1. Assume two random unique ints, x & y
2. Key #1 = (keyExpansion * x) + smallD
3. Key #2 = (keyExpansion * y) + smallD
4. smallD can also be seen by running the altered javascript file on their own computer with “alert(sD)”.
5. then by taking the ratio of (key #1 - smallD)/(key #2 - smallD), they would get the a number equal to (x/y).
6. If they could then calculate the whole number ratio (the integers that correspond to x & y), they could find the keyExpansion

 

Knowing the keyExpansion still does not help much in calculating other user's webpage URLs, because each user’s other random int is large (2^32) or roughly 4 billion possibilities.

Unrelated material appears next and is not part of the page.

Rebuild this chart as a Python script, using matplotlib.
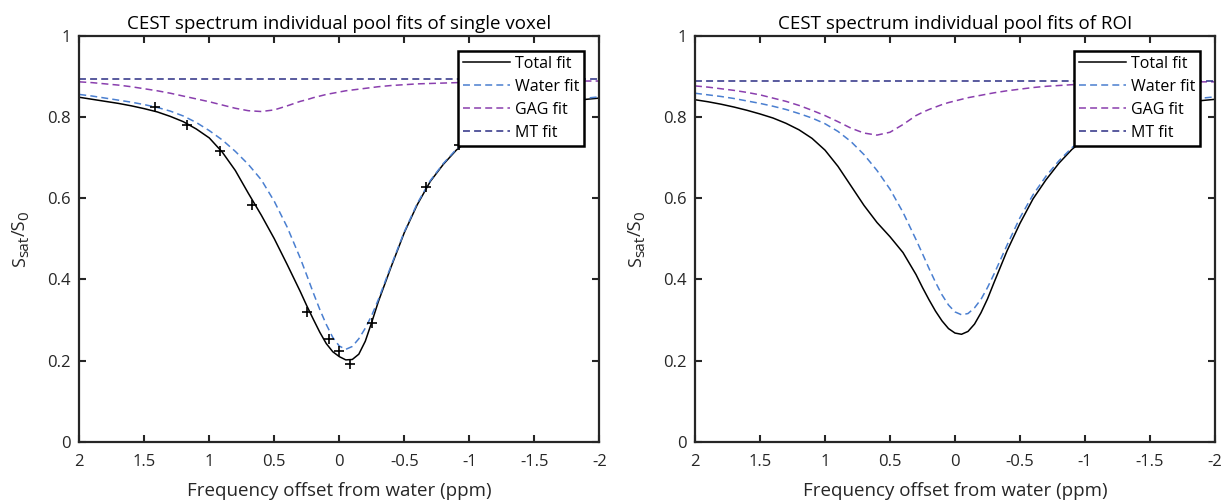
import matplotlib
matplotlib.use("Agg")
import matplotlib.pyplot as plt
from matplotlib.ticker import FuncFormatter

plt.rcParams["font.family"] = ["Open Sans", "DejaVu Sans"]
plt.rcParams["lines.scale_dashes"] = False

# 주파수 오프셋 (ppm) - 두 패널 공통 격자
ppm = [2.0, 1.9, 1.8, 1.7, 1.6, 1.5, 1.4, 1.3, 1.2, 1.1, 1.0, 0.9, 0.8, 0.7,
       0.6, 0.5, 0.4, 0.3, 0.25, 0.2, 0.15, 0.1, 0.05, 0.0, -0.05, -0.1,
       -0.15, -0.2, -0.25, -0.3, -0.4, -0.5, -0.6, -0.7, -0.8, -0.9, -1.0,
       -1.1, -1.2, -1.3, -1.4, -1.5, -1.6, -1.7, -1.8, -1.9, -2.0]

# 단일 복셀 (왼쪽)
voxel_total = [0.848, 0.843, 0.838, 0.833, 0.827, 0.820, 0.812, 0.801, 0.788,
               0.770, 0.748, 0.713, 0.668, 0.612, 0.558, 0.500, 0.436, 0.370,
               0.335, 0.302, 0.270, 0.242, 0.222, 0.210, 0.202, 0.203, 0.216,
               0.248, 0.295, 0.345, 0.432, 0.515, 0.584, 0.641, 0.683, 0.718,
               0.745, 0.767, 0.785, 0.800, 0.812, 0.821, 0.828, 0.834, 0.839,
               0.843, 0.846]
voxel_water = [0.855, 0.851, 0.846, 0.841, 0.836, 0.830, 0.823, 0.814, 0.802,
               0.786, 0.766, 0.743, 0.715, 0.683, 0.645, 0.592, 0.528, 0.452,
               0.410, 0.367, 0.326, 0.289, 0.257, 0.236, 0.228, 0.235, 0.254,
               0.280, 0.312, 0.350, 0.435, 0.517, 0.587, 0.643, 0.685, 0.720,
               0.748, 0.771, 0.790, 0.805, 0.817, 0.826, 0.833, 0.838, 0.842,
               0.846, 0.849]
voxel_gag = [0.886, 0.884, 0.881, 0.878, 0.874, 0.869, 0.864, 0.858, 0.851,
             0.844, 0.837, 0.829, 0.821, 0.815, 0.813, 0.817, 0.827, 0.838,
             0.842, 0.847, 0.851, 0.855, 0.858, 0.861, 0.864, 0.866, 0.868,
             0.870, 0.872, 0.874, 0.877, 0.879, 0.881, 0.882, 0.883, 0.884,
             0.885, 0.886, 0.886, 0.887, 0.887, 0.887, 0.888, 0.888, 0.888,
             0.888, 0.888]
voxel_mt = [0.893] * len(ppm)

# 측정점 (왼쪽)
pts_ppm = [1.42, 1.17, 0.92, 0.67, 0.25, 0.08, 0.0, -0.08, -0.25, -0.67, -0.92]
pts_val = [0.824, 0.781, 0.717, 0.583, 0.320, 0.254, 0.224, 0.193, 0.292, 0.627, 0.730]

# ROI (오른쪽)
roi_total = [0.842, 0.837, 0.831, 0.824, 0.816, 0.807, 0.797, 0.784, 0.768,
             0.747, 0.718, 0.678, 0.630, 0.582, 0.540, 0.505, 0.466, 0.412,
             0.380, 0.350, 0.322, 0.298, 0.279, 0.268, 0.265, 0.272, 0.290,
             0.318, 0.352, 0.392, 0.470, 0.538, 0.598, 0.645, 0.686, 0.720,
             0.746, 0.767, 0.784, 0.798, 0.809, 0.818, 0.825, 0.831, 0.836,
             0.840, 0.843]
roi_water = [0.858, 0.854, 0.850, 0.845, 0.839, 0.833, 0.826, 0.818, 0.808,
             0.797, 0.783, 0.764, 0.739, 0.707, 0.668, 0.622, 0.565, 0.498,
             0.463, 0.427, 0.393, 0.362, 0.337, 0.320, 0.313, 0.316, 0.330,
             0.351, 0.380, 0.413, 0.484, 0.552, 0.608, 0.654, 0.692, 0.724,
             0.750, 0.771, 0.788, 0.802, 0.814, 0.823, 0.831, 0.837, 0.842,
             0.846, 0.849]
roi_gag = [0.876, 0.873, 0.869, 0.865, 0.860, 0.854, 0.846, 0.838, 0.828,
           0.816, 0.803, 0.788, 0.772, 0.760, 0.755, 0.762, 0.781, 0.803,
           0.811, 0.818, 0.824, 0.830, 0.835, 0.839, 0.843, 0.847, 0.850,
           0.853, 0.856, 0.859, 0.864, 0.868, 0.872, 0.875, 0.877, 0.879,
           0.880, 0.881, 0.882, 0.883, 0.884, 0.884, 0.885, 0.885, 0.886,
           0.886, 0.886]
roi_mt = [0.888] * len(ppm)

titles = ["CEST spectrum individual pool fits of single voxel",
          "CEST spectrum individual pool fits of ROI"]
labels = ["Total fit", "Water fit", "GAG fit", "MT fit"]
xticks = [2, 1.5, 1, 0.5, 0, -0.5, -1, -1.5, -2]
yticks = [0, 0.2, 0.4, 0.6, 0.8, 1]

C_WATER = "#4a7fd0"
C_GAG = "#8a3fae"
C_MT = "#2b2d84"
AX_COLOR = "#262626"
DASH = (0, (5, 3))

W_PX, H_PX = 1223, 500


def fmt(v, pos):
    return "%g" % v


# 세로 라벨 S_sat/S_0 (아래첨자를 조금 크게 쓰기 위해 조각으로 배치)
def stacked_ylabel(fig, x_px, yc_px, parts):
    r = fig.canvas.get_renderer()
    items = []
    for txt, size, drop in parts:
        t = fig.text(0, 0, txt, fontsize=size, rotation=90,
                     rotation_mode="anchor", ha="left", va="baseline",
                     color=AX_COLOR)
        items.append((t, drop))
    lens = [t.get_window_extent(r).height for t, _ in items]
    yb = (H_PX - yc_px) - sum(lens) / 2
    for (t, drop), L in zip(items, lens):
        t.set_position(((x_px + drop) / W_PX, yb / H_PX))
        yb += L


fig = plt.figure(figsize=(W_PX / 100, H_PX / 100), dpi=100)
ax1 = fig.add_axes([79.3 / W_PX, 58 / H_PX, 520 / W_PX, 406.5 / H_PX])
ax2 = fig.add_axes([695 / W_PX, 58 / H_PX, 520 / W_PX, 406.5 / H_PX])

panels = [
    (ax1, voxel_total, voxel_water, voxel_gag, voxel_mt, True),
    (ax2, roi_total, roi_water, roi_gag, roi_mt, False),
]

for i, (ax, tot, wat, gag, mt, show_pts) in enumerate(panels):
    ax.plot(ppm, tot, color="black", lw=1.1, label=labels[0])
    ax.plot(ppm, wat, color=C_WATER, lw=1.1, ls=DASH, label=labels[1])
    ax.plot(ppm, gag, color=C_GAG, lw=1.1, ls=DASH, label=labels[2])
    ax.plot(ppm, mt, color=C_MT, lw=1.1, ls=DASH, label=labels[3])
    if show_pts:
        ax.plot(pts_ppm, pts_val, "+", color="black", ms=7.5, mew=1.2)

    ax.set_xlim(2, -2)
    ax.set_ylim(0, 1)
    ax.set_xticks(xticks)
    ax.set_yticks(yticks)
    ax.xaxis.set_major_formatter(FuncFormatter(fmt))
    ax.yaxis.set_major_formatter(FuncFormatter(fmt))
    ax.tick_params(direction="in", top=True, right=True, length=5, width=1.5,
                   colors=AX_COLOR, labelsize=12)
    ax.tick_params(axis="x", pad=8.5)
    ax.tick_params(axis="y", pad=6)
    for sp in ax.spines.values():
        sp.set_linewidth(1.6)
        sp.set_color(AX_COLOR)

    ax.set_title(titles[i], fontsize=13.5, color="black", pad=5)
    ax.set_xlabel("Frequency offset from water (ppm)", fontsize=13.5,
                  color=AX_COLOR, labelpad=9)

    leg = ax.legend(loc="upper right", bbox_to_anchor=(0.971, 0.962),
                    borderaxespad=0, fontsize=11.5, frameon=True,
                    fancybox=False, framealpha=1, edgecolor="black",
                    handlelength=2.94, handletextpad=0.31, borderpad=0.3,
                    labelspacing=0.44)
    leg.get_frame().set_linewidth(1.8)

ylabel_parts = [("S", 13, 0), ("sat", 11, 3.5), ("/S", 13, 0), ("0", 11, 3.5)]
stacked_ylabel(fig, 25, 239, ylabel_parts)
stacked_ylabel(fig, 641, 239, ylabel_parts)

fig.savefig("out.png", dpi=100)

They would have to write a brute force program to calculate the various keys by taking keyExpansion * (i) + d, where i is every number on the order of 2^32, and then running that combined with the particular person's login they are trying to crack through the known javascript function, and then seeing if that resultant URL points to an actual page.

 

The weakest link lies in the distribution of the keys to the users. The keys must be e-mailed to people, which could be intercepted with packet sniffers. Also, because of the length of the keys, one is not likely to remember them, and therefore they must be stored on the person's computer. Finally, when actually accessing the page, a packet sniffer could intercept the URL. The user may even bookmark their site, storing the URL. The url/webpage may also be stored in their history & potentially in their temporary internet files folder.